Final Exam Research Presentations
If I have seen further it is only by standing on ye shoulders of
[Isaac Newton in a Letter to Robert Hooke, dated
5 February 1675]
Goals and Objectives:
To complete the theme of what mathematics is,
you will choose a topic and see how mathematics relates to it.
We have spent time in the statistics segment showing diverse perspectives
as well as critically analyzing information. In this light it might seem
difficult to make progress in understanding
a topic or issue. However,
to flip this perspective, we will conclude the semester
by examining some of the
amazing mathematical breakthoughs that have already occurred and how they
have helped humanity.
You may work with at most one other person.
You will create an attractive and professional
two-page or three-page typed product (plus an annotated bibliography)
that explores the interesting and important mathematical connections.
Be sure that you research and include:
Here are two sample research products
Mathematics and Film by Kaitlyn Colucci (I especially liked the visual presentation and the deep connections to geometry. The connections to statistics and probability could have been even more in depth and replaced some of the timeframe elements that are not as mathematical)
Mathematics and Cancer by Maggie Hooks and Syd Shadrick (I especially liked how much research they brought in and how they organized it, including identifying which segments it connected to. The 2009 research should have also said it connected to statistics)
These were created in Microsoft Word and Google Slides, respectively.
You will communicate your expertise in a research presentation session
on the "final exam" day.
Your 2-page or 3-page product and your annotated bibliography will be taped up to the
wall. We will divide up the class into two research sessions. During your session, you must stand by your product and annotated bibliography (which will be taped to the wall) to to present your project to classmates and answer their
questions (and your answers must demonstrate expertise of your topic).
The presentation component typically involves a group of 1 or 2 students
at a time listening to and looking at your project so they can take notes for peer review.
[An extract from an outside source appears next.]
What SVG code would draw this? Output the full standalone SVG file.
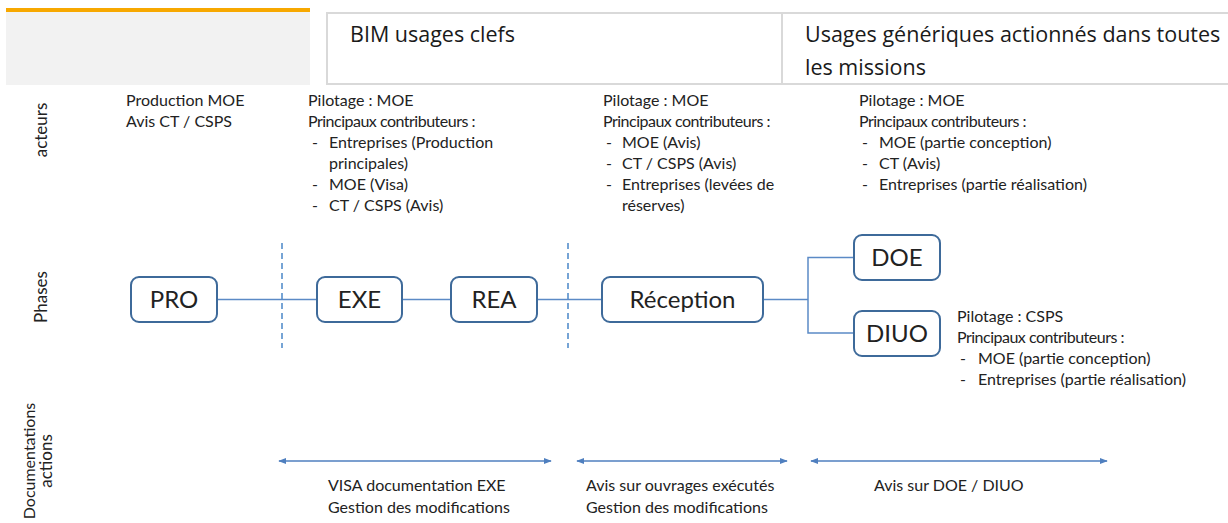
<svg xmlns="http://www.w3.org/2000/svg" width="1228" height="523" viewBox="0 0 1228 523">
  <defs>
    <style>
      .hdr { font-family: "Open Sans", "Noto Sans", sans-serif; font-size: 21.5px; fill: #1a1a1a; }
      .txt { font-family: Lato, "Open Sans", sans-serif; font-size: 16px; fill: #222; }
      .pc { letter-spacing: -0.5px; }
      .row { font-family: Lato, "Open Sans", sans-serif; font-size: 17px; fill: #222; }
      .lbl { font-family: Lato, "Open Sans", sans-serif; font-size: 24px; fill: #222; text-anchor: middle; }
      .box { fill: #fff; stroke: #3e6a9a; stroke-width: 2; }
      .link { fill: none; stroke: #5b8ac6; stroke-width: 1.5; }
      .sep { fill: none; stroke: #4a86c8; stroke-width: 1.5; stroke-dasharray: 6 4; }
      .span { fill: none; stroke: #4f7fbf; stroke-width: 1.5; marker-start: url(#head); marker-end: url(#head); }
    </style>
    <marker id="head" viewBox="0 0 10 10" refX="9" refY="5" markerWidth="8" markerHeight="8" markerUnits="userSpaceOnUse" orient="auto-start-reverse">
      <path d="M0,1 L10,5 L0,9 Z" fill="#4f7fbf"/>
    </marker>
  </defs>

  <!-- header band -->
  <g id="header">
    <rect x="6" y="8" width="304" height="4" fill="#f7a800"/>
    <rect x="6" y="12" width="304" height="73" fill="#f2f2f2"/>
    <rect x="327" y="13" width="910" height="71" fill="#fff" stroke="#d9d9d9" stroke-width="2"/>
    <line x1="782" y1="13" x2="782" y2="84" stroke="#d9d9d9" stroke-width="2"/>
    <text class="hdr" x="350" y="42">BIM usages clefs</text>
    <text class="hdr" x="805" y="42">Usages génériques actionnés dans toutes</text>
    <text class="hdr" x="805" y="75">les missions</text>
  </g>

  <!-- row titles -->
  <g id="row-titles">
    <text class="row" transform="translate(47,130) rotate(-90)" text-anchor="middle">acteurs</text>
    <text class="row" transform="translate(47,297) rotate(-90)" text-anchor="middle">Phases</text>
    <text class="row" transform="translate(35,461) rotate(-90)" text-anchor="middle" style="font-size:16px">Documentations</text>
    <text class="row" transform="translate(52,461) rotate(-90)" text-anchor="middle">actions</text>
  </g>

  <!-- actors -->
  <g id="actors-pro">
    <text class="txt" x="126" y="106">Production MOE</text>
    <text class="txt" x="126" y="127">Avis CT / CSPS</text>
  </g>
  <g id="actors-exe">
    <text class="txt" x="308" y="106">Pilotage : MOE</text>
    <text class="txt pc" x="308" y="127">Principaux contributeurs :</text>
    <text class="txt" x="312" y="148">-</text><text class="txt" x="329" y="148">Entreprises (Production</text>
    <text class="txt" x="329" y="169">principales)</text>
    <text class="txt" x="312" y="190">-</text><text class="txt" x="329" y="190">MOE (Visa)</text>
    <text class="txt" x="312" y="211">-</text><text class="txt" x="329" y="211">CT / CSPS (Avis)</text>
  </g>
  <g id="actors-reception">
    <text class="txt" x="603" y="106">Pilotage : MOE</text>
    <text class="txt pc" x="603" y="127">Principaux contributeurs :</text>
    <text class="txt" x="606" y="148">-</text><text class="txt" x="622" y="148">MOE (Avis)</text>
    <text class="txt" x="606" y="169">-</text><text class="txt" x="622" y="169">CT / CSPS (Avis)</text>
    <text class="txt" x="606" y="190">-</text><text class="txt" x="622" y="190">Entreprises (levées de</text>
    <text class="txt" x="622" y="211">réserves)</text>
  </g>
  <g id="actors-doe">
    <text class="txt" x="859" y="106">Pilotage : MOE</text>
    <text class="txt pc" x="859" y="127">Principaux contributeurs :</text>
    <text class="txt" x="862" y="148">-</text><text class="txt" x="879" y="148">MOE (partie conception)</text>
    <text class="txt" x="862" y="169">-</text><text class="txt" x="879" y="169">CT (Avis)</text>
    <text class="txt" x="862" y="190">-</text><text class="txt" x="879" y="190">Entreprises (partie réalisation)</text>
  </g>
  <g id="actors-diuo">
    <text class="txt" x="957" y="322">Pilotage : CSPS</text>
    <text class="txt pc" x="957" y="343">Principaux contributeurs :</text>
    <text class="txt" x="960" y="364">-</text><text class="txt" x="978" y="364">MOE (partie conception)</text>
    <text class="txt" x="960" y="385">-</text><text class="txt" x="978" y="385">Entreprises (partie réalisation)</text>
  </g>

  <!-- connectors and phase separators -->
  <g id="connectors">
    <line class="sep" x1="282" y1="243" x2="282" y2="348"/>
    <line class="sep" x1="568" y1="243" x2="568" y2="348"/>
    <line class="link" x1="217" y1="299.5" x2="317" y2="299.5"/>
    <line class="link" x1="402" y1="299.5" x2="451" y2="299.5"/>
    <line class="link" x1="537" y1="299.5" x2="602" y2="299.5"/>
    <polyline class="link" points="763,299.5 808,299.5"/>
    <polyline class="link" points="854,257.5 808,257.5 808,333 854,333"/>
    <line class="span" x1="279" y1="461" x2="551" y2="461"/>
    <line class="span" x1="577" y1="461" x2="787" y2="461"/>
    <line class="span" x1="811" y1="461" x2="1107" y2="461"/>
  </g>

  <!-- phases -->
  <g id="node-pro">
    <rect class="box" x="131" y="277" width="86" height="45" rx="8"/>
    <text class="lbl" x="174" y="308">PRO</text>
  </g>
  <g id="node-exe">
    <rect class="box" x="317" y="277" width="85" height="45" rx="8"/>
    <text class="lbl" x="359.5" y="308">EXE</text>
  </g>
  <g id="node-rea">
    <rect class="box" x="451" y="277" width="86" height="45" rx="8"/>
    <text class="lbl" x="494" y="308">REA</text>
  </g>
  <g id="node-reception">
    <rect class="box" x="602" y="277" width="161" height="45" rx="8"/>
    <text class="lbl" x="682.5" y="308">Réception</text>
  </g>
  <g id="node-doe">
    <rect class="box" x="854" y="235" width="86" height="45" rx="8"/>
    <text class="lbl" x="897" y="266">DOE</text>
  </g>
  <g id="node-diuo">
    <rect class="box" x="854" y="311" width="86" height="45" rx="8"/>
    <text class="lbl" x="897" y="342">DIUO</text>
  </g>

  <!-- documentation / actions -->
  <g id="docs-exe">
    <text class="txt" x="328" y="491">VISA documentation EXE</text>
    <text class="txt" x="328" y="513">Gestion des modifications</text>
  </g>
  <g id="docs-reception">
    <text class="txt" x="586" y="491">Avis sur ouvrages exécutés</text>
    <text class="txt" x="586" y="513">Gestion des modifications</text>
  </g>
  <g id="docs-doe">
    <text class="txt" x="874" y="491">Avis sur DOE / DIUO</text>
  </g>
</svg>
During the other session, you will talk to others about their research and fill out
peer review. If you work with someone else, you will each be in different research sessions.
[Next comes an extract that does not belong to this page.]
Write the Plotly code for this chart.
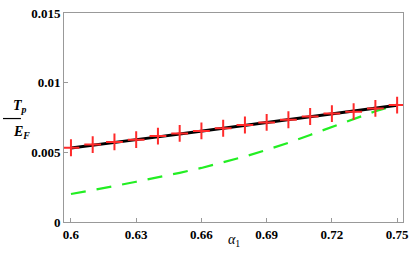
import plotly.graph_objects as go

alpha = [0.60, 0.61, 0.62, 0.63, 0.64, 0.65, 0.66, 0.67, 0.68, 0.69, 0.70, 0.71, 0.72, 0.73, 0.74, 0.75]
black_line = [0.00531, 0.00550, 0.00570, 0.00590, 0.00611, 0.00632, 0.00653, 0.00674, 0.00695, 0.00715,
              0.00735, 0.00755, 0.00775, 0.00796, 0.00817, 0.00838]
red_cross = [0.00533, 0.00556, 0.00575, 0.00591, 0.00617, 0.00636, 0.00654, 0.00673, 0.00696, 0.00715,
             0.00734, 0.00757, 0.00778, 0.00792, 0.00815, 0.00839]
green_dash = [0.00201, 0.00228, 0.00258, 0.00289, 0.00320, 0.00353, 0.00388, 0.00427, 0.00470, 0.00518,
              0.00568, 0.00625, 0.00683, 0.00742, 0.00795, 0.00839]

x_ticks = [0.60, 0.63, 0.66, 0.69, 0.72, 0.75]
x_labels = ["0.6", "0.63", "0.66", "0.69", "0.72", "0.75"]
y_ticks = [0, 0.005, 0.01, 0.015]
y_labels = ["0", "0.005", "0.01", "0.015"]

SERIF = "Liberation Serif"

fig = go.Figure()
fig.add_trace(go.Scatter(x=alpha, y=green_dash, mode="lines",
                         line=dict(color="#22ee22", width=2.2, dash="15px,11px")))
fig.add_trace(go.Scatter(x=alpha, y=black_line, mode="lines",
                         line=dict(color="black", width=3)))
fig.add_trace(go.Scatter(x=alpha, y=red_cross, mode="markers",
                         marker=dict(symbol="cross-thin", size=12, line=dict(color="#ff2a2a", width=2))))

axis_common = dict(showline=True, mirror=True, linecolor="#999999", linewidth=1,
                   ticks="inside", ticklen=4, tickcolor="#999999", showgrid=False, zeroline=False,
                   tickfont=dict(family=SERIF, size=13, color="black"))

fig.update_layout(
    width=415, height=265, showlegend=False,
    paper_bgcolor="white", plot_bgcolor="white",
    font=dict(family=SERIF, color="black"),
    margin=dict(l=64, r=6, t=8, b=43),
    xaxis=dict(range=[0.5968, 0.7527], tickvals=x_ticks, ticktext=["<b>%s</b>" % s for s in x_labels], **axis_common),
    yaxis=dict(range=[0, 0.015], tickvals=y_ticks, ticktext=["<b>%s</b>" % s for s in y_labels], **axis_common),
)

font_lbl = dict(family=SERIF, size=14, color="black")
fig.add_annotation(xref="paper", yref="paper", x=-0.155, y=0.555, showarrow=False,
                   text="<b><i>T</i></b><sub><b><i>p</i></b></sub>", font=font_lbl)
fig.add_annotation(xref="paper", yref="paper", x=-0.155, y=0.43, showarrow=False,
                   text="<b><i>E</i></b><sub><b><i>F</i></b></sub>", font=font_lbl)
fig.add_shape(type="line", xref="paper", yref="paper", x0=-0.18, x1=-0.127, y0=0.495, y1=0.495,
              line=dict(color="black", width=1.2))
fig.add_annotation(xref="paper", yref="paper", x=0.501, y=-0.14, showarrow=False,
                   text="<i>α</i><sub>1</sub>", font=dict(family=SERIF, size=14, color="black"))

fig.write_html("out.html", config={"displayModeBar": False},
               post_script="document.body.style.margin='0px';document.body.style.padding='0px';")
I am happy to help in office hours and you can also make an appointment through the library
Research Advisory Program (RAP)
Your grade will be based upon the criteria above as well as the
depth, clarity, and creativity of the product, annotations,
explanations, mathematics, peer
review and self-evaluations. Here is a
As per the syllabus, participation in the research presentations
is mandatory to pass the class.
References and Topic Suggestions
Your research may take the form of topics in the book that we did not cover,
further examination of something we did, or something
else related to mathematics.
I encourage you to be creative and find a topic that relates to
mathematics that you are interested in.
I am happy to give you some
suggestions of topics related to your personal interests.
The library database CQ Researcher presents a chronology for select topics and
questions. Library databases such as Jstor or
Academic Search Premier
can also be helpful for mathematical searches.
Catalog searches on a topic or the history of a field,
or books from the library or my office
can provide a wealth of information.
Also take a look at:
Websites such as the
MacTutor History of
Mathematics archive (O'Connor and Robertson, 2005)
extensive collection of articles on particular people and topics.
Earliest Known Uses of
Some of the Words of Mathematics (Miller, J, 2008)
can provide history on the development as well as the first published
appearance of terms. Wikipedia's history pages and Google scholar
can also be useful.
This project connects in a variety of ways to the
four general education goals for all students at ASU:
Thinking Critically & Creatively [research and creative product]
Communicating Effectively [writing, speaking and reflecting]
Making Local to Global Connections [how mathematics applies in many
other settings, multiple perspectives]
Understanding Responsibilities of Community Membership
[citations, peer review,
actively listening to each others perspectives and presentations...]
You could focus your project on a mathematical concept, a real-life concept with mathematical connections,
a person, place, or more. There are many possibilities and I am happy to help
you find a topic that you are interested in and also has connections to mathematicians and mathematics.
Here are a variety of topics to give you an idea of some diverse possibilities.
technical applications: cancer, film, roller coasters, sports,
your future career, real-world problems being solved by mathematicians...
mathematical/scientific object: black holes, pi, golden mean
person: David Blackwell's mathematical career and collaborations
place: Egypt, the universe
time period: World War II Mathematics
controversy in mathematics
many more possibilities---hopefully you will choose something interesting/useful/important to you as you select a topic
that has enough scientific/mathematical connections and mathematicians. I can help you broaden, narrow, or refocus a topic.